You have 2 degrees of freedom for your variable A, because (you should know) it is a categorical variable with 2 levels. So if you report the F value for this, it is basically the variance explained for all the levels under A. It depends on what A means, for example, if A is a category "region" with two possible values, then it is normally to report the F value for "region" with 2 degrees of freedom.

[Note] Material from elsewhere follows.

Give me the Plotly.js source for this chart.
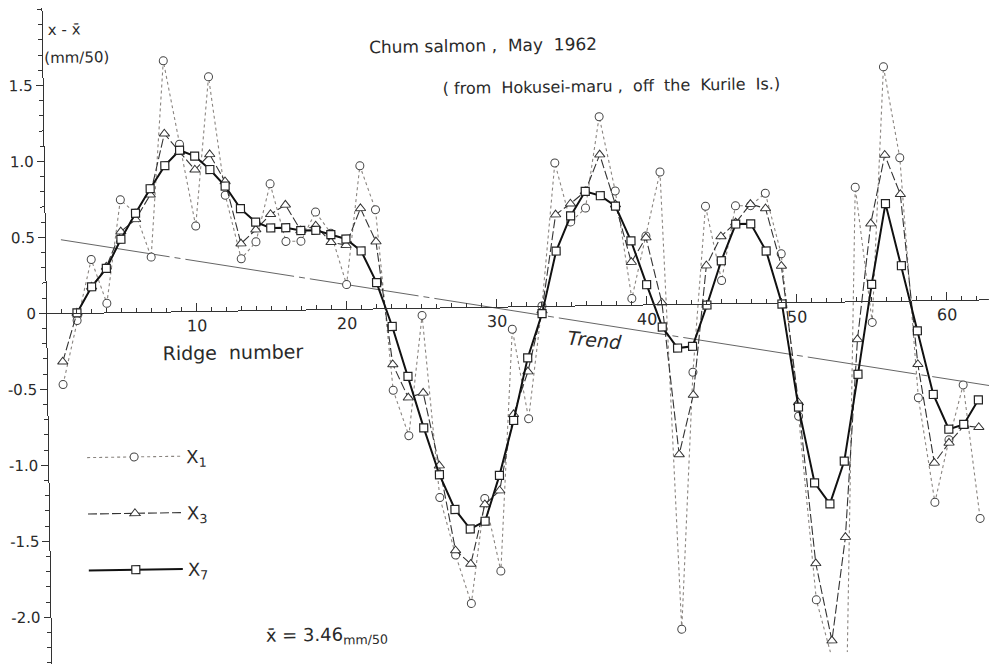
<!DOCTYPE html>
<html><head><meta charset="utf-8">
<script src="https://cdn.plot.ly/plotly-3.0.1.min.js"></script>
<style>
html,body{margin:0;padding:0;background:#fff;overflow:hidden;}
#chart{width:989px;height:664px;transform:rotate(-0.85deg);transform-origin:46.7px 313.3px;}
</style></head><body><div id="chart"></div>
<script>
// Ridge numbers
const ridge = [1,2,3,4,5,6,7,8,9,10,11,12,13,14,15,16,17,18,19,20,21,22,23,24,25,26,27,28,29,30,31,32,33,34,35,36,37,38,39,40,41,42,43,44,45,46,47,48,49,50,51,52,53,54,55,56,57,58,59,60,61,62];
// X1 : raw deviations (dotted, circles)
const x1 = [-0.47,-0.05,0.35,0.06,0.74,0.65,0.36,1.65,1.10,0.56,1.54,0.76,0.34,0.45,0.83,0.45,0.45,0.64,0.50,0.16,0.94,0.65,-0.54,-0.84,-0.05,-1.25,-1.63,-1.95,-1.26,-1.74,-0.15,-0.74,0.00,0.94,0.55,0.64,1.24,0.75,0.04,0.45,0.87,-2.14,-0.45,0.64,0.15,0.64,0.64,0.72,0.32,-0.75,-1.96,-2.35,-2.35,0.75,-0.14,1.54,0.94,-0.64,-1.33,-0.92,-0.56,-1.44];
// X3 : 3-point smoothing (dashed, triangles)
const x3 = [-0.32,0.00,0.17,0.30,0.53,0.61,0.77,1.17,1.05,0.93,1.03,0.85,0.44,0.53,0.63,0.69,0.52,0.55,0.44,0.42,0.66,0.44,-0.37,-0.59,-0.56,-1.04,-1.60,-1.69,-1.30,-1.21,-0.71,-0.43,-0.03,0.60,0.67,0.75,0.99,0.66,0.28,0.44,0.01,-0.99,-0.60,0.25,0.44,0.53,0.65,0.62,0.24,-0.66,-1.72,-2.23,-1.55,-0.25,0.51,0.96,0.70,-0.42,-1.07,-0.94,-0.83,-0.84];
// X7 : 7-point smoothing (solid, squares)
const x7 = [null,0.00,0.17,0.29,0.48,0.65,0.81,0.96,1.06,1.02,0.93,0.82,0.67,0.58,0.54,0.54,0.52,0.52,0.49,0.46,0.38,0.17,-0.12,-0.45,-0.79,-1.10,-1.33,-1.46,-1.41,-1.11,-0.75,-0.34,-0.05,0.36,0.59,0.75,0.72,0.65,0.42,0.13,-0.15,-0.29,-0.28,-0.01,0.28,0.52,0.52,0.34,-0.01,-0.69,-1.19,-1.33,-1.05,-0.48,0.11,0.64,0.23,-0.20,-0.62,-0.85,-0.82,-0.66];
// Trend line end points
const trendRidge = [1, 62.8];
const trendValue = [0.483, -0.568];
// Tick labels
const yTickVals = [-2, -1.5, -1, -0.5, 0, 0.5, 1, 1.5];
const yTickText = ['-2.0','-1.5','-1.0','-0.5','0','0.5','1.0','1.5'];
const xTickVals = [10, 20, 30, 40, 50, 60];
const xTickText = ['10','20','30','40','50','60'];

const W = 989, H = 664, ML = 47, MT = 8;
const PW = W - ML, PH = H - MT;
const px = X => (X - ML) / PW;
const py = Y => 1 - (Y - MT) / PH;
const yTop = 2.009, yBot = -2.307;
const zeroPos = (0 - yBot) / (yTop - yBot);
const FONT = 'DejaVu Sans, Liberation Sans, sans-serif';
const INK = '#2a2a2a';
const SP = '\u00a0';

const traces = [
  {x: trendRidge, y: trendValue, mode: 'lines', showlegend: false, hoverinfo: 'skip',
   line: {color: '#555', width: 0.9, dash: '110px,5px,6px,5px'}},
  {x: ridge, y: x1, name: 'X<sub>1</sub>', legendgroup: 'a', mode: 'lines+markers',
   line: {color: '#8a8580', width: 1.1, dash: 'dot'},
   marker: {symbol: 'circle', size: 8, color: '#fff', line: {color: '#444', width: 1}}},
  {x: ridge, y: x3, name: 'X<sub>3</sub>', legendgroup: 'b', mode: 'lines+markers',
   line: {color: '#333', width: 1.1, dash: '9px,3px'},
   marker: {symbol: 'triangle-up', size: 9, color: '#fff', line: {color: '#333', width: 1}}},
  {x: ridge, y: x7, name: 'X<sub>7</sub>', legendgroup: 'c', mode: 'lines+markers',
   line: {color: '#111', width: 2}, connectgaps: false,
   marker: {symbol: 'square', size: 8, color: '#fff', line: {color: '#222', width: 1.2}}}
];

const ann = (text, X, Y, size, extra) => Object.assign({
  text: text, x: px(X), y: py(Y), xref: 'paper', yref: 'paper', showarrow: false,
  xanchor: 'center', yanchor: 'middle', font: {family: FONT, size: size, color: INK}
}, extra || {});

const layout = {
  width: W, height: H,
  margin: {l: ML, r: 0, t: MT, b: 0, pad: 0},
  paper_bgcolor: '#fff', plot_bgcolor: '#fff',
  font: {family: FONT, color: INK},
  xaxis: {
    range: [0, 62.8], anchor: 'free', position: zeroPos,
    showline: true, linecolor: '#333', linewidth: 1,
    ticks: 'inside', ticklen: 8, tickwidth: 1, tickcolor: '#333',
    tickmode: 'array', tickvals: xTickVals, ticktext: xTickText,
    tickfont: {family: FONT, size: 16, color: INK},
    minor: {tickmode: 'linear', tick0: 0, dtick: 1, ticks: 'inside', ticklen: 4, tickcolor: '#333', tickwidth: 1},
    showgrid: false, zeroline: false, fixedrange: true
  },
  yaxis: {
    range: [yBot, yTop],
    showline: true, linecolor: '#333', linewidth: 1,
    ticks: 'outside', ticklen: 7, tickwidth: 1, tickcolor: '#333',
    tickmode: 'array', tickvals: yTickVals, ticktext: yTickText,
    tickfont: {family: FONT, size: 15, color: INK},
    minor: {tickmode: 'linear', tick0: 0, dtick: 0.1, ticks: 'outside', ticklen: 4, tickcolor: '#333', tickwidth: 1},
    showgrid: false, zeroline: false, fixedrange: true
  },
  legend: {
    x: px(80), y: py(440), xanchor: 'left', yanchor: 'top',
    font: {family: FONT, size: 18, color: INK},
    itemwidth: 94, tracegroupgap: 30, bgcolor: 'rgba(0,0,0,0)'
  },
  annotations: [
    ann('Chum salmon ,  May  1962', 487, 52, 17),
    ann('(' + SP + 'from' + SP + SP + 'Hokusei-maru' + SP + ',' + SP + SP + 'off' + SP + SP + 'the' + SP + SP + 'Kurile' + SP + SP + 'Is.)', 614, 95, 16),
    ann('x - x\u0304', 68, 30, 15),
    ann('(mm/50)', 80, 58, 15),
    ann('Ridge' + SP + SP + 'number', 232, 355, 19),
    ann('<i>Trend</i>', 594, 348, 19, {textangle: 6}),
    ann('x\u0304 = 3.46<sub>mm/50</sub>', 322, 640, 18)
  ],
  showlegend: true
};

Plotly.newPlot('chart', traces, layout, {displayModeBar: false, staticPlot: true});
</script></body></html>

Some made-up data, where A is categorical with 2 levels, it gives you npar=2.
set.seed(111)
df = data.frame(A=factor(sample(0:2,100,replace=TRUE)),
B=rnbinom(100,1,0.5),C=rnbinom(100,1,0.5),
y=rnbinom(100,mu=10,size=1),
rand=factor(rbinom(100,1,0.5)))
df$y[df$rand==1] = df$y[df$rand==1]+3
fit = glmer.nb(y ~ A+B+C + (1|rand),data=df)
anova(fit)
Analysis of Variance Table
npar Sum Sq Mean Sq F value
A 2 2.82093 1.41047 1.4105
B 1 0.05069 0.05069 0.0507
C 1 0.87359 0.87359 0.8736
Next, since you fitted a linear mixed model, so the anova function doesn't provide a p-value (for a good reason) because it is not clear in a model with random effects, whether this provides a reliable p-value, quoting from FAQ section for glmm :
it is not in general clear that the null distribution of the computed
ratio of sums of squares is really an F distribution, for any choice
of denominator degrees of freedom.
You can also check this post or the help page for other possible alternatives, but I think you need to be careful about doing this. If you really need a p-value for some purpose, it might be better to revert to a fixed effect only model.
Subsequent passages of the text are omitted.